Мольер с сожалением разводит руками. Увы, нет! Зато ему знакомо другое сочинение Гюйгенса — «Хорологиум».
— «Часы», — переводит Паскаль. — Прекрасная работа! Я получил ее от автора в ответ на «Письма к провинциалу»… Да, Гюйгенс — это человек. Пожалуй, первый человек, которому удалось точно измерить время. А знаете, ведь именно задачи о циклоиде побудили его заняться теорией колебания маятника. Той самой теорией, которая помогла ему усовершенствовать свои маятниковые часы.
— Значит, этим человечество тоже в какой-то мере обязано Деттонвиллю? — выводит Мольер. — Спасибо! Счастлив, что могу поблагодарить вас лично, хотя бы и во сне. Часы — это великолепно! Люблю часы, Правда, не во время бессонницы… Однако, любезный господин Паскаль, я не совсем понял, почему ваши пор-рояльские друзья изменили своим принципам и посоветовали вам продолжить работу над циклоидой?
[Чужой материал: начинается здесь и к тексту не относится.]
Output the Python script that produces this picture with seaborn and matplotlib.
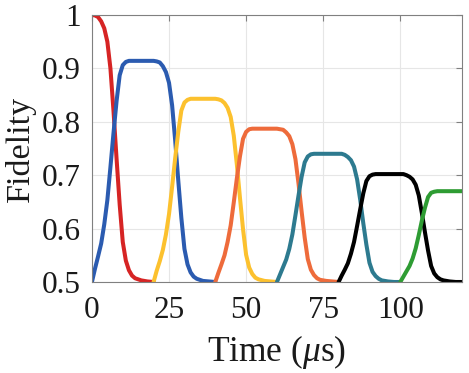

Паскаль — впервые за всю беседу — хмурится. Видно, не хочется ему этого разговора. В то же время он слишком правдив, чтобы уклониться от него.
— Как вам сказать, — запинается он. — Пор-Рояль переживал тогда трудные времена. В любую минуту его могли объявить вне закона.
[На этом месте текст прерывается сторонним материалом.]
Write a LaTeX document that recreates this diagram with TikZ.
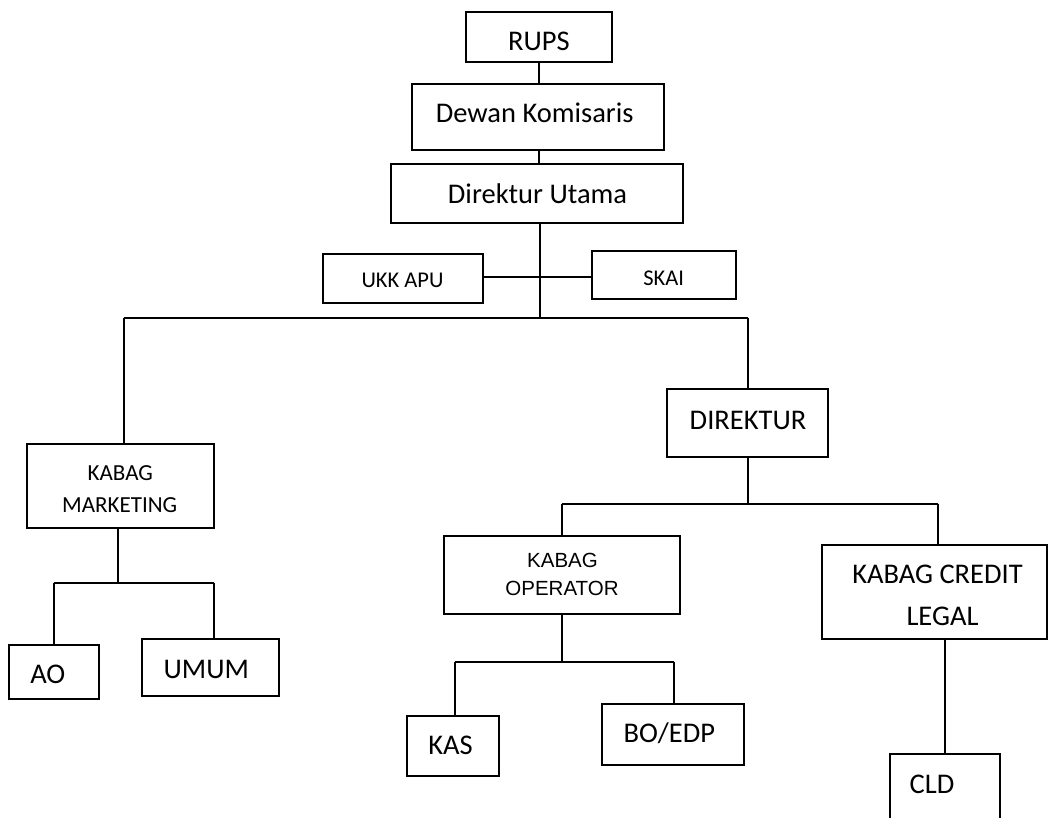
\documentclass[tikz,border=0pt]{standalone}
\usepackage{fontspec}
\setmainfont{Carlito}
\newfontfamily\arialf{Liberation Sans}
\begin{document}
\begin{tikzpicture}[x=1pt,y=-1pt,
  orgbox/.style={draw, line width=2pt, inner sep=0pt, rectangle},
  conn/.style={line width=2pt},
  lbl/.style={anchor=base, inner sep=0pt, font=\fontsize{28.5}{32}\selectfont},
  lblsmall/.style={anchor=base, inner sep=0pt, font=\fontsize{22.5}{26}\selectfont},
  lblarial/.style={anchor=base, inner sep=0pt, font=\arialf\fontsize{20.5}{24}\selectfont}]
\useasboundingbox (0,0) rectangle (1049,817);
% boxes
\node[orgbox, minimum width=146pt, minimum height=50pt] (rups) at (539,37) {};
\node[orgbox, minimum width=252pt, minimum height=66pt] (dewan) at (538,117) {};
\node[orgbox, minimum width=292pt, minimum height=59pt] (dirut) at (537,193.5) {};
\node[orgbox, minimum width=160pt, minimum height=49pt] (ukk) at (403,278.5) {};
\node[orgbox, minimum width=144pt, minimum height=48pt] (skai) at (664,275) {};
\node[orgbox, minimum width=187pt, minimum height=84pt] (mkt) at (120.5,486) {};
\node[orgbox, minimum width=90pt, minimum height=54pt] (ao) at (54,672) {};
\node[orgbox, minimum width=137pt, minimum height=57pt] (umum) at (210.5,667.5) {};
\node[orgbox, minimum width=161pt, minimum height=68pt] (dir) at (747.5,423) {};
\node[orgbox, minimum width=236pt, minimum height=78pt] (ops) at (562,575) {};
\node[orgbox, minimum width=92pt, minimum height=60pt] (kas) at (453,746) {};
\node[orgbox, minimum width=142pt, minimum height=61pt] (bo) at (673,734.5) {};
\node[orgbox, minimum width=225pt, minimum height=94pt] (cred) at (934.5,592) {};
\node[orgbox, minimum width=110pt, minimum height=96pt] (cld) at (945,802) {};
% labels
\node[lbl] (trups) at (539,50) {RUPS};
\node[lbl] (tdewan) at (534.7,122.7) {Dewan Komisaris};
\node[lbl] (tdirut) at (537.5,203.3) {Direktur Utama};
\node[lblsmall] (tukk) at (402.5,287.3) {UKK APU};
\node[lblsmall] (tskai) at (663.7,285) {SKAI};
\node[lbl, font=\fontsize{23}{26}\selectfont] (tmkt1) at (120.3,480) {KABAG};
\node[lbl, font=\fontsize{23}{26}\selectfont] (tmkt2) at (119.7,512.3) {MARKETING};
\node[lbl] (tao) at (47.8,683.3) {AO};
\node[lbl] (tumum) at (206.3,678.3) {UMUM};
\node[lbl] (tdir) at (748,429.3) {DIREKTUR};
\node[lblarial] (tops1) at (562.5,567.3) {KABAG};
\node[lblarial] (tops2) at (562,595) {OPERATOR};
\node[lbl] (tkas) at (450.5,754) {KAS};
\node[lbl] (tbo) at (669.3,742.3) {BO/EDP};
\node[lbl] (tcred1) at (937.5,583.3) {KABAG CREDIT};
\node[lbl] (tcred2) at (942.5,625) {LEGAL};
\node[lbl] (tcld) at (932,793.3) {CLD};
% junction coordinates
\coordinate (side) at (540,276.7);
\coordinate (bus1) at (540,318.3);
\coordinate (bus1l) at (124,318.3);
\coordinate (bus1r) at (747.5,318.3);
\coordinate (bus2) at (747.5,503.5);
\coordinate (bus2l) at (562,503.5);
\coordinate (bus2r) at (937.7,503.5);
\coordinate (bus3) at (118.3,582.7);
\coordinate (bus3l) at (54,582.7);
\coordinate (bus3r) at (213.7,582.7);
\coordinate (bus4) at (562,661.7);
\coordinate (bus4l) at (454.7,661.7);
\coordinate (bus4r) at (674.3,661.7);
% connectors
\draw[conn] (rups.south) -- (rups.south |- dewan.north);
\draw[conn] (dewan.south -| rups.south) -- (rups.south |- dirut.north);
\draw[conn] (dirut.south -| bus1) -- (bus1);
\draw[conn] (ukk.east |- side) -- (skai.west |- side);
\draw[conn] (bus1l) -- (bus1r);
\draw[conn] (bus1l) -- (bus1l |- mkt.north);
\draw[conn] (bus1r) -- (dir.north);
\draw[conn] (dir.south) -- (bus2);
\draw[conn] (bus2l) -- (bus2r);
\draw[conn] (bus2l) -- (ops.north);
\draw[conn] (bus2r) -- (bus2r |- cred.north);
\draw[conn] (bus3 |- mkt.south) -- (bus3);
\draw[conn] (bus3l) -- (bus3r);
\draw[conn] (bus3l) -- (ao.north);
\draw[conn] (bus3r) -- (bus3r |- umum.north);
\draw[conn] (ops.south) -- (bus4);
\draw[conn] (bus4l) -- (bus4r);
\draw[conn] (bus4l) -- (bus4l |- kas.north);
\draw[conn] (bus4r) -- (bus4r |- bo.north);
\draw[conn] (cred.south -| cld.north) -- (cld.north);
\end{tikzpicture}
\end{document}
— Понимаю. Необходимо было, как говорят в театре, поднять сборы. Иначе говоря, сразить публику каким-нибудь сногсшибательным шлягером. Шлягером оказался Паскаль с его конкурсом… Не подумайте, что я кого-нибудь осуждаю, — извиняется Мольер, заметив, как вспыхнуло бледное лицо собеседника. — В таких-то обстоятельствах чего не сделаешь… Просто меня удивляет некоторая непоследовательность. С одной стороны, наука — грех, с другой… Ну хорошо, хорошо, не буду! Только не уходите. Знаете что? Давайте лучше поговорим о ваших «Письмах». Было бы ужасно, если бы вы исчезли, не дав мне высказать все мое безмерное восхищение этой вещью!
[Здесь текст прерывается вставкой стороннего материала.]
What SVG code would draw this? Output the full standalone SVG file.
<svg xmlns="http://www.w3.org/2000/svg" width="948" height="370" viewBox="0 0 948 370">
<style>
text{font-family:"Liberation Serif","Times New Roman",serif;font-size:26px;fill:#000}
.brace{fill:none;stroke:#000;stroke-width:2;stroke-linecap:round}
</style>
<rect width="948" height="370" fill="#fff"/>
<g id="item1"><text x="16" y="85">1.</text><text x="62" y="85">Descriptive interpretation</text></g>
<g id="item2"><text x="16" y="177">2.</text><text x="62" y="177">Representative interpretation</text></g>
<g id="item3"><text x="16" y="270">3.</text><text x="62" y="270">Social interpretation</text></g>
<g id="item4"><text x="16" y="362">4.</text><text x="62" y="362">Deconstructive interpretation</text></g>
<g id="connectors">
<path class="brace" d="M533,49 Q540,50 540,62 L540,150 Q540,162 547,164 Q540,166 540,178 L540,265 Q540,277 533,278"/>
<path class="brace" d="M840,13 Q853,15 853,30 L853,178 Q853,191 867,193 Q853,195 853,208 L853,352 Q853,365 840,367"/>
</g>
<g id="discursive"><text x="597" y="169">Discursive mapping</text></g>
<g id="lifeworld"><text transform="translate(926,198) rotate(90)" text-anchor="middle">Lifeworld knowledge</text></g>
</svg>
— Вы слишком добры ко мне, — сухо возражает Паскаль. — «Письма» — всего лишь опыт начинающего.
— Ошибаетесь, милостивый государь. Вы никогда не были начинающим. Вы сразу заявили о себе как зрелый, отшлифованный талант. И первая же ваша литературная проба напрочь вышибла противника из седла.
— Вышибла — не значит убила.
— Все равно. Оправдаться в глазах общества иезуитам уже никогда не удастся.
Паскаль пожимает плечами.
— Это сделала истина.
— Истина, сказанная Людовиком де Монтальтом. У вас редкая способность претворять отвлеченные идеи в конкретные образы. Портреты иезуитов — ваша большая удача… Особенно один, из письма четвертого. Он просто стоял у меня перед глазами, когда я писал своего «Тартюфа». Возможно даже, получилось некоторое сходство… Надеюсь, вы не в обиде?
— Помилуйте! — окончательно оттаивает Паскаль. — Великий Мольер почел для себя не зазорным позаимствовать у Монтальта… Да я чувствую себя почти классиком!
— В таком случае, больше вас уже ничем не испортишь, и я могу спокойно дохвалить вас до конца.